I am so confused and I hope I can get some clarity and good advice in picking my next turntable.
At this time I can afford (wife decided budget...) to spend up to $2.5K.
I am using a Parasound ZC ZPhonoXRM (MM/MC) phono preamp, Parasound A51 biamping B&W 802 Nautilus. 
On the new market I am lookng at Rega 6 (Ania MC), MoFi Ultradeck (MC?), Music Hall mmf 7.3
I am listening to almost evrything but I want to start focusing on Jazz, Blues, Irish music, Southern rock (Lynyrd Skynrd, Creedance Clearwater Revival) and some classical as well.
My focus is on soundstage, vocals and details with a warm sound.
Please let me know your thoughts on my choices and feel free to suggest anything else you think it could work, even if it is used.
One more question: why all the above turntable do not allow removable shells? I would like to experiment and try different cartridges like I was doing when I was a teenager...
Thank you for reading the post.
 

joby15200

Get a vintage Technics SL-1700mk2 and update the mat to a new SL-1200mk2 mat (same mat used on both), change the feet to SL-1200mk2 feet (more isolation because the feet are all the 1200 has, but the 1700mk2 has a sprung suspension and lousy feet)... and upgrade the tonearm wires to top grade silicone wires, upgrade the interconnects to balanced, shielded microphone cable with the shield tied to the tonearm ground; and last but not least, install an Audio Technica VM540ML cartridge. You can do all of this plus a complete tear down and overhaul of the SL-1700mk2 and have $500 to $1000 left over for a nice phono stage with discrete op-amps. 

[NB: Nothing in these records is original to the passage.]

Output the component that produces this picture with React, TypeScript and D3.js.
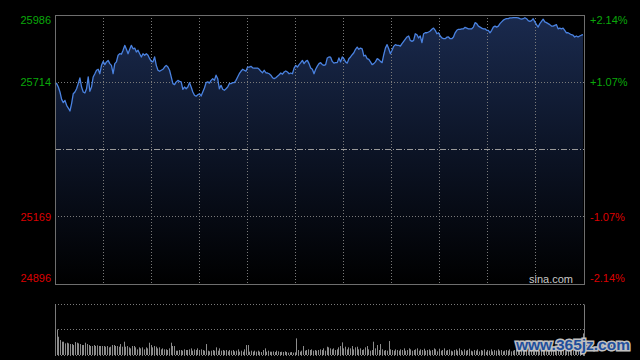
import React, { useEffect } from "react";
import * as d3 from "d3";

const priceTicks = [25986, 25714, 25169, 24896];
const pctTicks = ["+2.14%", "+1.07%", "-1.07%", "-2.14%"];
const prevClose = 25441;
const priceMin = 24896;
const priceMax = 25986;

const prices = [
  25712, 25708, 25694, 25674, 25644, 25631, 25640, 25620, 25609, 25597,
  25627, 25667, 25674, 25687, 25708, 25731, 25694, 25674, 25670, 25687,
  25735, 25677, 25694, 25735, 25748, 25762, 25766, 25748, 25782, 25798,
  25785, 25796, 25802, 25789, 25782, 25748, 25789, 25796, 25823, 25829,
  25827, 25843, 25863, 25847, 25829, 25847, 25863, 25849, 25852, 25836,
  25843, 25829, 25816, 25829, 25823, 25829, 25823, 25809, 25798, 25796,
  25816, 25782, 25762, 25758, 25762, 25766, 25775, 25782, 25775, 25762,
  25735, 25708, 25704, 25715, 25721, 25717, 25715, 25685, 25694, 25687,
  25694,
  25712, 25694, 25674, 25661, 25657, 25663, 25667, 25658, 25674, 25690,
  25712, 25715, 25710, 25721, 25728, 25721, 25742, 25728, 25687, 25701,
  25685, 25681, 25687, 25694, 25708, 25708, 25712, 25712, 25721, 25735,
  25748, 25758, 25766, 25762, 25758, 25775, 25775, 25778, 25772, 25771,
  25771, 25771, 25766, 25758, 25752, 25762, 25752, 25751, 25748, 25742,
  25732, 25728, 25732, 25738, 25744, 25751, 25746, 25755, 25759, 25755,
  25748, 25751, 25748, 25771, 25782, 25775, 25785, 25793, 25802, 25789,
  25798, 25802, 25789, 25771, 25766, 25748, 25766, 25779, 25789,
  25793, 25785, 25782, 25785, 25812, 25816, 25815, 25798, 25791, 25793,
  25793, 25812, 25796, 25816, 25809, 25796, 25791, 25809, 25816, 25825,
  25833, 25847, 25856, 25847, 25852, 25849, 25820, 25823, 25809, 25806,
  25796, 25785, 25789, 25796, 25809, 25805, 25798, 25793, 25825, 25852,
  25866, 25849, 25829, 25843, 25859, 25866, 25863, 25863, 25860, 25870,
  25879, 25888, 25897, 25901, 25883, 25879, 25883, 25910, 25906, 25893,
  25901, 25874, 25910, 25914, 25914, 25917, 25921, 25928, 25933, 25924,
  25910, 25914, 25901, 25893, 25890, 25890, 25896, 25897, 25890,
  25890, 25897, 25914, 25924, 25928, 25928, 25930, 25930, 25936, 25933,
  25930, 25930, 25930, 25937, 25955, 25951, 25941, 25937, 25933, 25930,
  25930, 25924, 25924, 25914, 25924, 25937, 25941, 25937, 25941, 25951,
  25958, 25965, 25969, 25971, 25971, 25974, 25974, 25975, 25975, 25975,
  25974, 25971, 25969, 25971, 25975, 25971, 25963, 25960, 25963, 25971,
  25958, 25947, 25937, 25951, 25960, 25969, 25958, 25955, 25951, 25947,
  25941, 25941, 25944, 25947, 25930, 25933, 25930, 25933, 25924, 25914,
  25914, 25910, 25906, 25904, 25897, 25901, 25897, 25901, 25904, 25906,
];

const volumes = [
  152, 77, 55, 45, 40, 40, 35, 37, 35, 33,
  33, 30, 39, 37, 35, 33, 30, 30, 37, 33,
  30, 27, 27, 30, 27, 29, 27, 27, 27, 27,
  25, 27, 23, 25, 30, 30, 27, 27, 25, 33,
  25, 40, 25, 27, 23, 20, 27, 27, 23, 17,
  23, 20, 23, 17, 23, 20, 37, 30, 23, 27,
  25, 20, 23, 17, 20, 17, 17, 15, 20, 37,
  27, 27, 13, 13, 15, 15, 13, 17, 15, 15,
  17, 20, 13, 17, 15, 20, 15, 17, 15, 13,
  33, 13, 11, 13, 15, 13, 23, 13, 20, 13,
  15, 13, 15, 11, 15, 13, 15, 11, 13, 17,
  10, 13, 10, 17, 30, 30, 10, 13, 10, 13,
  10, 13, 10, 9, 15, 20, 10, 13, 10, 10,
  11, 9, 13, 11, 9, 10, 9, 11, 9, 7,
  8, 9, 7, 8, 50, 15, 10, 13, 27, 13,
  15, 17, 15, 17, 13, 15, 13, 15,
  17, 15, 20, 13, 25, 23, 20, 17, 20, 15,
  17, 23, 27, 38, 20, 25, 17, 23, 20, 27,
  17, 23, 25, 17, 20, 15, 17, 23, 27, 17,
  13, 15, 40, 20, 30, 15, 33, 17, 13, 15,
  13, 42, 17, 15, 13, 17, 15, 13, 17, 15,
  20, 13, 15, 20, 17, 13, 15, 17, 20, 13,
  17, 15, 19, 13, 15, 17, 13, 15, 20, 17,
  11, 19, 13, 15, 20, 13, 15, 17, 13, 11,
  15, 17, 13, 20, 15, 11, 17, 13, 15, 19,
  13, 11, 15, 13, 17, 11, 15, 13, 17, 10,
  15, 13, 17, 11, 15, 13, 17, 13, 15, 11,
  13, 15, 13, 17, 11, 13, 15, 17,
  15, 13, 17, 15, 12, 16, 14, 18, 13, 15,
  17, 14, 16, 13, 18, 15, 14, 17, 13, 16,
  15, 19, 14, 17, 15, 13, 18, 16, 14, 17,
  20, 15, 18, 16, 22, 17, 19, 24, 21, 65,
];

const sessionMinutes = 330;
const gridStep = 30;

const W = 640;
const H = 360;
const L = 55;
const R = 584;
const T = 15;
const B = 284;
const VT = 304.5;
const VB = 355;

const GREEN = "#0aa80a";
const RED = "#dd0000";
const GRID = "#7a7a7a";
const FONT = "'Liberation Sans', Arial, sans-serif";

export default function App() {
  useEffect(() => {
    document.body.style.margin = "0";
    document.body.style.background = "#000";
  }, []);

  const y = d3.scaleLinear().domain([priceMin, priceMax]).range([B, T]);
  const xt = d3.scaleLinear().domain([0, sessionMinutes]).range([L, R]);
  const xi = d3.scaleLinear().domain([0, prices.length - 1]).range([L, R - 1]);
  const xv = d3.scaleLinear().domain([0, volumes.length - 1]).range([L + 0.5, R - 0.5]);
  const yv = d3.scaleLinear().domain([0, d3.max(volumes) as number]).range([VB, VT]);

  const area = d3
    .area<number>()
    .x((_, i) => xi(i))
    .y0(B)
    .y1((d) => y(d));
  const line = d3
    .line<number>()
    .x((_, i) => xi(i))
    .y((d) => y(d));

  const crisp = (v: number) => Math.round(v - 0.5) + 0.5;
  const vGrid = d3.range(gridStep, sessionMinutes, gridStep);
  const hGrid = [priceTicks[1], priceTicks[2]];

  const labelY = (i: number) => {
    const yy = y(priceTicks[i]);
    if (i === 0) return yy + 9;
    if (i === priceTicks.length - 1) return yy - 2;
    return yy + 4;
  };

  return (
    <svg
      width={W}
      height={H}
      style={{ position: "absolute", left: 0, top: 0, display: "block", background: "#000" }}
    >
      <defs>
        <linearGradient id="fillGrad" gradientUnits="userSpaceOnUse" x1="0" y1={T} x2="0" y2={B}>
          <stop offset="0" stopColor="#1a2a4e" />
          <stop offset="0.5" stopColor="#0c1426" />
          <stop offset="1" stopColor="#000000" />
        </linearGradient>
      </defs>
      <rect x={0} y={0} width={W} height={H} fill="#000" />

      <path d={area(prices) || ""} fill="url(#fillGrad)" />

      {vGrid.map((m) => (
        <line
          key={"vg" + m}
          x1={crisp(xt(m))}
          x2={crisp(xt(m))}
          y1={T}
          y2={B}
          stroke={GRID}
          strokeDasharray="1,2"
        />
      ))}
      {hGrid.map((p) => (
        <line
          key={"hg" + p}
          x1={L}
          x2={R}
          y1={crisp(y(p))}
          y2={crisp(y(p))}
          stroke={GRID}
          strokeDasharray="1,2"
        />
      ))}
      <line
        x1={L}
        x2={R}
        y1={crisp(y(prevClose))}
        y2={crisp(y(prevClose))}
        stroke="#9a9a9a"
        strokeDasharray="6,2,1,2"
      />

      <path d={line(prices) || ""} fill="none" stroke="#4a82e0" strokeWidth={1.3} strokeLinejoin="round" />

      <rect x={crisp(L)} y={crisp(T)} width={R - L} height={B - T} fill="none" stroke="#6e6e6e" />

      {priceTicks.map((p, i) => (
        <text
          key={"lt" + p}
          x={51}
          y={labelY(i)}
          textAnchor="end"
          fontFamily={FONT}
          fontSize={11}
          fill={p > prevClose ? GREEN : RED}
        >
          {p}
        </text>
      ))}
      {pctTicks.map((t, i) => (
        <text
          key={"rt" + t}
          x={590}
          y={labelY(i)}
          textAnchor="start"
          fontFamily={FONT}
          fontSize={11}
          fill={t.startsWith("+") ? GREEN : RED}
        >
          {t}
        </text>
      ))}
      <text x={573} y={283} textAnchor="end" fontFamily={FONT} fontSize={11} fill="#c8c8c8">
        sina.com
      </text>

      {/* volume panel */}
      <line x1={L} x2={R} y1={VT} y2={VT} stroke={GRID} strokeDasharray="1,2" />
      <line x1={L} x2={R} y1={crisp((VT + VB) / 2)} y2={crisp((VT + VB) / 2)} stroke={GRID} strokeDasharray="1,2" />
      <line x1={L} x2={R} y1={VB + 0.5} y2={VB + 0.5} stroke={GRID} strokeDasharray="1,2" />
      {volumes.map((v, i) => (
        <line
          key={"v" + i}
          x1={crisp(xv(i))}
          x2={crisp(xv(i))}
          y1={VB}
          y2={yv(v)}
          stroke="#8c8c8c"
          strokeWidth={1}
        />
      ))}
      <line x1={crisp(L)} x2={crisp(L)} y1={VT} y2={VB + 1} stroke="#7a7a7a" />
      <line x1={crisp(R)} x2={crisp(R)} y1={VT} y2={VB + 1} stroke="#7a7a7a" />

      <text
        x={516}
        y={350}
        fontFamily="'Liberation Sans', Arial, sans-serif"
        fontWeight="bold"
        fontSize={15.5}
        fill="#1f4f9c"
        stroke="#c0c0c0"
        strokeWidth={3}
        paintOrder="stroke"
      >
        www.365jz.com
      </text>
    </svg>
  );
}
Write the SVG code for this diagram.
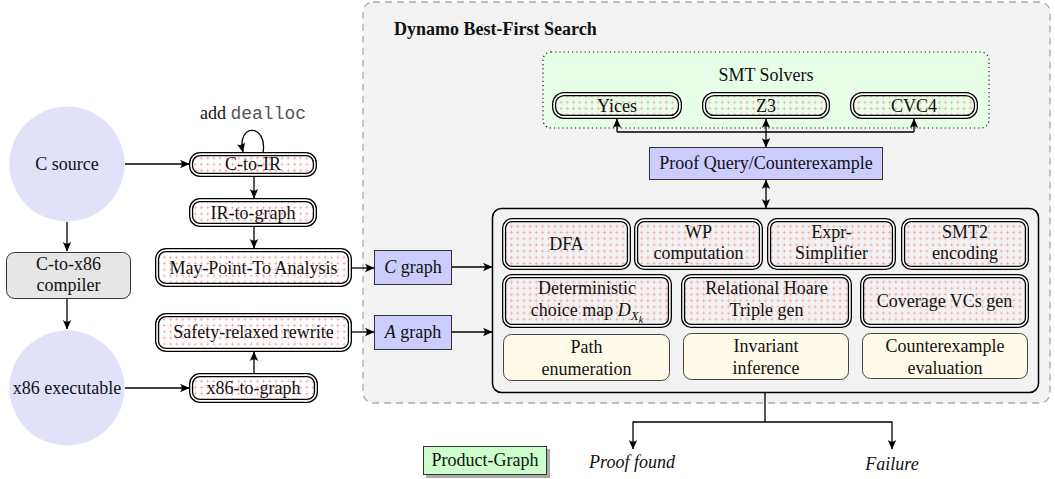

Silicon is not a good conductor and where even would you buy silicon wires? Perhaps you meant teflon which is a good dielectric (insulator) material, but that still leaves open the choice of copper vs silver, stranded vs solid core, etc.

Not yet mentioned, but would definitely meet your requirements is the 
Music Hall - Stealth Turntable. For $1699 including an Ortofon 2M Blue, dust cover and cables, it is a direct drive table with a substantially heavier platter than the equivalent Technics, a better tonearm with removeable headshell, better feet, and IMHO better looking. And, it stops at the end of the record. 

My Plan B recommendation would be finding a used VPI Scout, or better, a Prime Scout. Haters will rant about the unipivot arm, but the fact is that they sound really, really good, and aren't as difficult to cue as they would have you believe. What is undeniable is the sound quality and the fact that they are, especially the Prime Scout with its 22Lb platter and 10.5' 3D Printed arm, the entry point to the 'heavy hitter' class of turntables, and they look it.